## Given instruction
Give every entry again, unchanged, and leave its images out.

## Recorded information
++++++++++++++++++++

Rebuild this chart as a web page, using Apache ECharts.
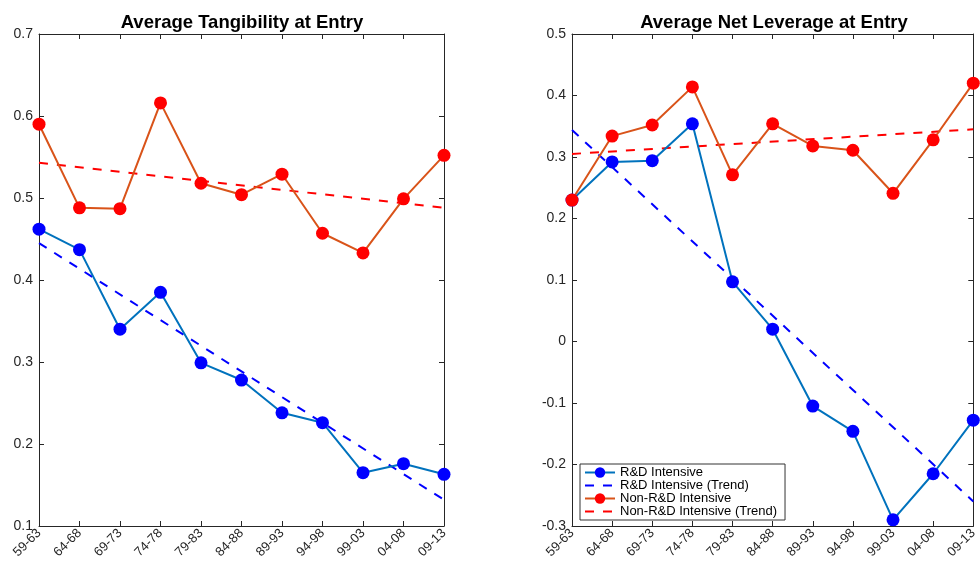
<!DOCTYPE html>
<html><head><meta charset="utf-8">
<script src="https://cdn.jsdelivr.net/npm/echarts@6/dist/echarts.min.js"></script>
<style>html,body{margin:0;padding:0;background:#fff}#c{width:980px;height:562px}</style>
</head><body><div id="c"></div>
<script>
var categories = ['59-63','64-68','69-73','74-78','79-83','84-88','89-93','94-98','99-03','04-08','09-13'];
// Left panel: Average Tangibility at Entry
var tangRD    = [0.462,0.437,0.340,0.385,0.299,0.278,0.238,0.226,0.165,0.176,0.163];
var tangNonRD = [0.590,0.488,0.487,0.616,0.518,0.504,0.529,0.457,0.433,0.499,0.552];
var tangRDTrend    = [[0,0.445],[10,0.132]];
var tangNonRDTrend = [[0,0.543],[10,0.488]];
// Right panel: Average Net Leverage at Entry
var levRD    = [0.230,0.292,0.294,0.354,0.097,0.020,-0.105,-0.146,-0.290,-0.215,-0.128];
var levNonRD = [0.230,0.334,0.352,0.414,0.271,0.354,0.318,0.311,0.241,0.328,0.420];
var levRDTrend    = [[0,0.344],[10,-0.260]];
var levNonRDTrend = [[0,0.305],[10,0.345]];

var titles = ['Average Tangibility at Entry','Average Net Leverage at Entry'];
var names = ['R&D Intensive','R&D Intensive (Trend)','Non-R&D Intensive','Non-R&D Intensive (Trend)'];

var FONT = '"Liberation Sans", Arial, Helvetica, sans-serif';
var axisCol = '#262626';
var grids = [{left:39, top:34, width:405, height:492},{left:572, top:34, width:405, height:492}];

function xAx(gi, pos){
  return {type:'category', gridIndex:gi, data:categories, boundaryGap:false, position:pos,
    axisLine:{show:true, onZero:false, lineStyle:{color:axisCol, width:1}},
    axisTick:{show:true, inside:true, length:5, alignWithLabel:true, lineStyle:{color:axisCol}},
    axisLabel:{show:pos==='bottom', rotate:45, color:axisCol, fontSize:13, fontFamily:FONT, margin:5, interval:0},
    splitLine:{show:false}};
}
function yAx(gi, pos, min, max){
  return {type:'value', gridIndex:gi, min:min, max:max, interval:0.1, position:pos,
    axisLine:{show:true, lineStyle:{color:axisCol, width:1}},
    axisTick:{show:true, inside:true, length:5, lineStyle:{color:axisCol}},
    axisLabel:{show:pos==='left', color:axisCol, fontSize:14, fontFamily:FONT, margin:6},
    splitLine:{show:false}};
}
function mk(gi, rd, nonrd, rdT, nonT){
  return [
    {name:names[0], type:'line', xAxisIndex:gi*2, yAxisIndex:gi*2, data:rd, symbol:'circle', symbolSize:13,
      lineStyle:{color:'#0072BD', width:2}, itemStyle:{color:'#0000FF'}, z:3},
    {name:names[1], type:'line', xAxisIndex:gi*2, yAxisIndex:gi*2, data:rdT, symbol:'none',
      lineStyle:{color:'#0000FF', width:2, type:[9,9]}, itemStyle:{color:'#0000FF'}, z:2},
    {name:names[2], type:'line', xAxisIndex:gi*2, yAxisIndex:gi*2, data:nonrd, symbol:'circle', symbolSize:13,
      lineStyle:{color:'#D95319', width:2}, itemStyle:{color:'#FF0000'}, z:3},
    {name:names[3], type:'line', xAxisIndex:gi*2, yAxisIndex:gi*2, data:nonT, symbol:'none',
      lineStyle:{color:'#FF0000', width:2, type:[9,9]}, itemStyle:{color:'#FF0000'}, z:2}
  ];
}

var option = {
  animation:false,
  backgroundColor:'#fff',
  title:[
    {text:titles[0], left:237, top:8, textAlign:'center', textStyle:{fontFamily:FONT, fontSize:18.5, fontWeight:'bold', color:'#000'}},
    {text:titles[1], left:769, top:8, textAlign:'center', textStyle:{fontFamily:FONT, fontSize:18.5, fontWeight:'bold', color:'#000'}}
  ],
  grid:grids,
  xAxis:[xAx(0,'bottom'), xAx(0,'top'), xAx(1,'bottom'), xAx(1,'top')],
  yAxis:[yAx(0,'left',0.1,0.7), yAx(0,'right',0.1,0.7), yAx(1,'left',-0.3,0.5), yAx(1,'right',-0.3,0.5)],
  legend:{
    data:[
      {name:names[0]},
      {name:names[1], itemStyle:{opacity:0}},
      {name:names[2]},
      {name:names[3], itemStyle:{opacity:0}}
    ],
    orient:'vertical', left:580, top:464, itemWidth:30, itemHeight:13, itemGap:0,
    padding:[2,8,2,4], backgroundColor:'#fff', borderColor:'#333', borderWidth:1,
    textStyle:{fontFamily:FONT, fontSize:13, color:'#000'}
  },
  series:[].concat(mk(0,tangRD,tangNonRD,tangRDTrend,tangNonRDTrend), mk(1,levRD,levNonRD,levRDTrend,levNonRDTrend))
};
var chart = echarts.init(document.getElementById('c'), null, {renderer:'canvas'});
chart.setOption(option);
</script>
</body></html>
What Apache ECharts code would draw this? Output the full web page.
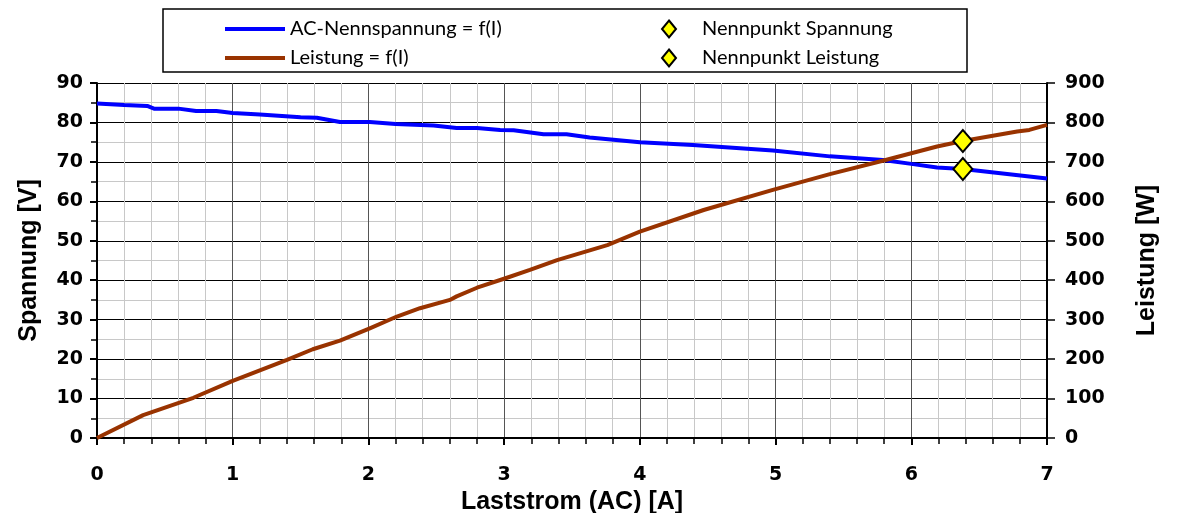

++++++++++++++++++++

## Completed exercise
Rebuild this chart as a web page, using Apache ECharts.
<!DOCTYPE html>
<html><head><meta charset="utf-8">
<script src="https://cdn.jsdelivr.net/npm/echarts@6/dist/echarts.min.js"></script>
<style>html,body{margin:0;padding:0;background:#fff}#c{width:980px;height:562px}</style>
</head><body><div id="c"></div>
<script>
var categories = ['59-63','64-68','69-73','74-78','79-83','84-88','89-93','94-98','99-03','04-08','09-13'];
// Left panel: Average Tangibility at Entry
var tangRD    = [0.462,0.437,0.340,0.385,0.299,0.278,0.238,0.226,0.165,0.176,0.163];
var tangNonRD = [0.590,0.488,0.487,0.616,0.518,0.504,0.529,0.457,0.433,0.499,0.552];
var tangRDTrend    = [[0,0.445],[10,0.132]];
var tangNonRDTrend = [[0,0.543],[10,0.488]];
// Right panel: Average Net Leverage at Entry
var levRD    = [0.230,0.292,0.294,0.354,0.097,0.020,-0.105,-0.146,-0.290,-0.215,-0.128];
var levNonRD = [0.230,0.334,0.352,0.414,0.271,0.354,0.318,0.311,0.241,0.328,0.420];
var levRDTrend    = [[0,0.344],[10,-0.260]];
var levNonRDTrend = [[0,0.305],[10,0.345]];

var titles = ['Average Tangibility at Entry','Average Net Leverage at Entry'];
var names = ['R&D Intensive','R&D Intensive (Trend)','Non-R&D Intensive','Non-R&D Intensive (Trend)'];

var FONT = '"Liberation Sans", Arial, Helvetica, sans-serif';
var axisCol = '#262626';
var grids = [{left:39, top:34, width:405, height:492},{left:572, top:34, width:405, height:492}];

function xAx(gi, pos){
  return {type:'category', gridIndex:gi, data:categories, boundaryGap:false, position:pos,
    axisLine:{show:true, onZero:false, lineStyle:{color:axisCol, width:1}},
    axisTick:{show:true, inside:true, length:5, alignWithLabel:true, lineStyle:{color:axisCol}},
    axisLabel:{show:pos==='bottom', rotate:45, color:axisCol, fontSize:13, fontFamily:FONT, margin:5, interval:0},
    splitLine:{show:false}};
}
function yAx(gi, pos, min, max){
  return {type:'value', gridIndex:gi, min:min, max:max, interval:0.1, position:pos,
    axisLine:{show:true, lineStyle:{color:axisCol, width:1}},
    axisTick:{show:true, inside:true, length:5, lineStyle:{color:axisCol}},
    axisLabel:{show:pos==='left', color:axisCol, fontSize:14, fontFamily:FONT, margin:6},
    splitLine:{show:false}};
}
function mk(gi, rd, nonrd, rdT, nonT){
  return [
    {name:names[0], type:'line', xAxisIndex:gi*2, yAxisIndex:gi*2, data:rd, symbol:'circle', symbolSize:13,
      lineStyle:{color:'#0072BD', width:2}, itemStyle:{color:'#0000FF'}, z:3},
    {name:names[1], type:'line', xAxisIndex:gi*2, yAxisIndex:gi*2, data:rdT, symbol:'none',
      lineStyle:{color:'#0000FF', width:2, type:[9,9]}, itemStyle:{color:'#0000FF'}, z:2},
    {name:names[2], type:'line', xAxisIndex:gi*2, yAxisIndex:gi*2, data:nonrd, symbol:'circle', symbolSize:13,
      lineStyle:{color:'#D95319', width:2}, itemStyle:{color:'#FF0000'}, z:3},
    {name:names[3], type:'line', xAxisIndex:gi*2, yAxisIndex:gi*2, data:nonT, symbol:'none',
      lineStyle:{color:'#FF0000', width:2, type:[9,9]}, itemStyle:{color:'#FF0000'}, z:2}
  ];
}

var option = {
  animation:false,
  backgroundColor:'#fff',
  title:[
    {text:titles[0], left:237, top:8, textAlign:'center', textStyle:{fontFamily:FONT, fontSize:18.5, fontWeight:'bold', color:'#000'}},
    {text:titles[1], left:769, top:8, textAlign:'center', textStyle:{fontFamily:FONT, fontSize:18.5, fontWeight:'bold', color:'#000'}}
  ],
  grid:grids,
  xAxis:[xAx(0,'bottom'), xAx(0,'top'), xAx(1,'bottom'), xAx(1,'top')],
  yAxis:[yAx(0,'left',0.1,0.7), yAx(0,'right',0.1,0.7), yAx(1,'left',-0.3,0.5), yAx(1,'right',-0.3,0.5)],
  legend:{
    data:[
      {name:names[0]},
      {name:names[1], itemStyle:{opacity:0}},
      {name:names[2]},
      {name:names[3], itemStyle:{opacity:0}}
    ],
    orient:'vertical', left:580, top:464, itemWidth:30, itemHeight:13, itemGap:0,
    padding:[2,8,2,4], backgroundColor:'#fff', borderColor:'#333', borderWidth:1,
    textStyle:{fontFamily:FONT, fontSize:13, color:'#000'}
  },
  series:[].concat(mk(0,tangRD,tangNonRD,tangRDTrend,tangNonRDTrend), mk(1,levRD,levNonRD,levRDTrend,levNonRDTrend))
};
var chart = echarts.init(document.getElementById('c'), null, {renderer:'canvas'});
chart.setOption(option);
</script>
</body></html>
What Apache ECharts code would draw this? Output the full web page.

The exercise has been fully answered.